例文5.利権や権利争いが続く米中首脳には、厭離穢土 欣求浄土の意味をじっくりと説いてあげたい。
入院、仏教徒の心境、大河ドラマなどに「欣求浄土」を取り入れた例文となります。

欣求浄土の会話例

男性
痛いっ、腰がガクッときたよ。俺も年を取ったなー。
女性
まだ、30代じゃないですか。見た目も若いですよ。
男性
まだじゃなくて、「もう」だよ。あっという間に老いていくんだよ。
女性
今日は暗いですね。でも、欣求浄土の心境になるには若すぎますよね。極楽浄土も先輩の様に若い人は受け入れないですよ。
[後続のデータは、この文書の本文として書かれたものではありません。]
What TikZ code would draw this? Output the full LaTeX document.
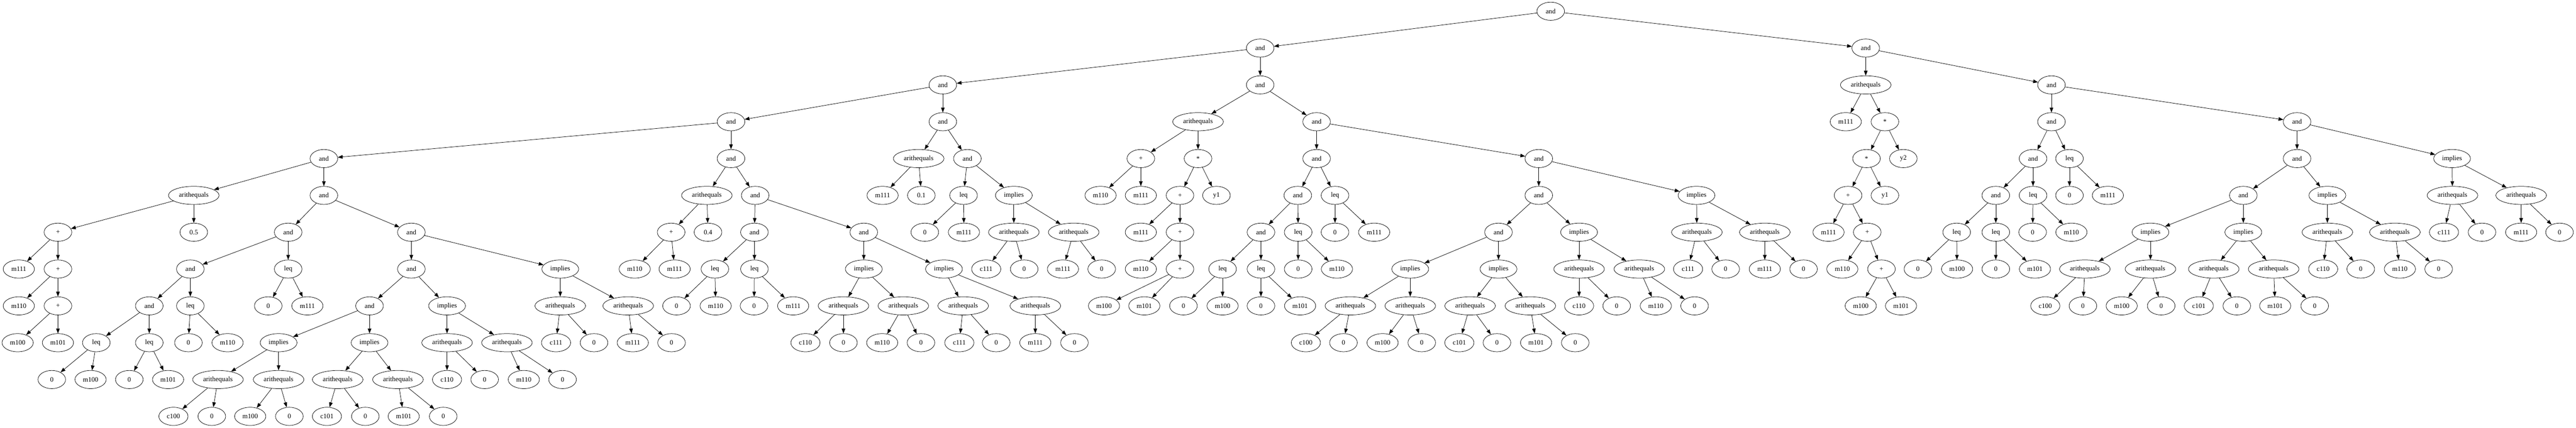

だから、元気出して下さい。

職場にて、先輩男性が腰の痛みから老いを愚痴り、後輩女性が「欣求浄土」を使って必死にフォローしています。

欣求浄土の豆知識

欣求浄土」の由来ともなる源信による仏教書「往生要集」は、仏教の宗派「浄土宗」や「浄土教」が始まりとなります。浄土門や浄土思想とも呼ばれ、地獄や極楽を説いたのが他の宗派との大きな違いで、「南無阿弥陀仏」とお経を唱えれば救われ、極楽浄土にいけると庶民に訴えたので爆発的に世の中に広まったのです。ですから、日本においては仏教=浄土宗と言っても過言ではなく、「往生要集」に書かれている内容が後の仏教思想に大きな影響を与えています。中国やインドの仏教と日本の仏教が微妙に違うのは、浄土宗によるところが大きいです。

欣求浄土の難易度

欣求浄土」は漢字検定準1級から10級相当の文字組み合わせで、”欣”は準1級で大学一般レベル、”浄”は準2級で高校レベル、”求”と”土”は7級と10級で小学校中学年と低学年レベルの四字熟語となります。

欣求浄土のまとめ

欣求浄土」は、極楽浄土で生まれ変わると願う仏教用語となります。厳密には仏教でも「浄土宗」と深い繋がりがあり、仏教書「往生要集」に記され、そこから徳川家康が用いた事からも「厭離穢土 欣求浄土」と一緒に使用される事が多いです。「厭離穢土 欣求浄土」は、平和な極楽浄土に成る事を願うという趣旨になります。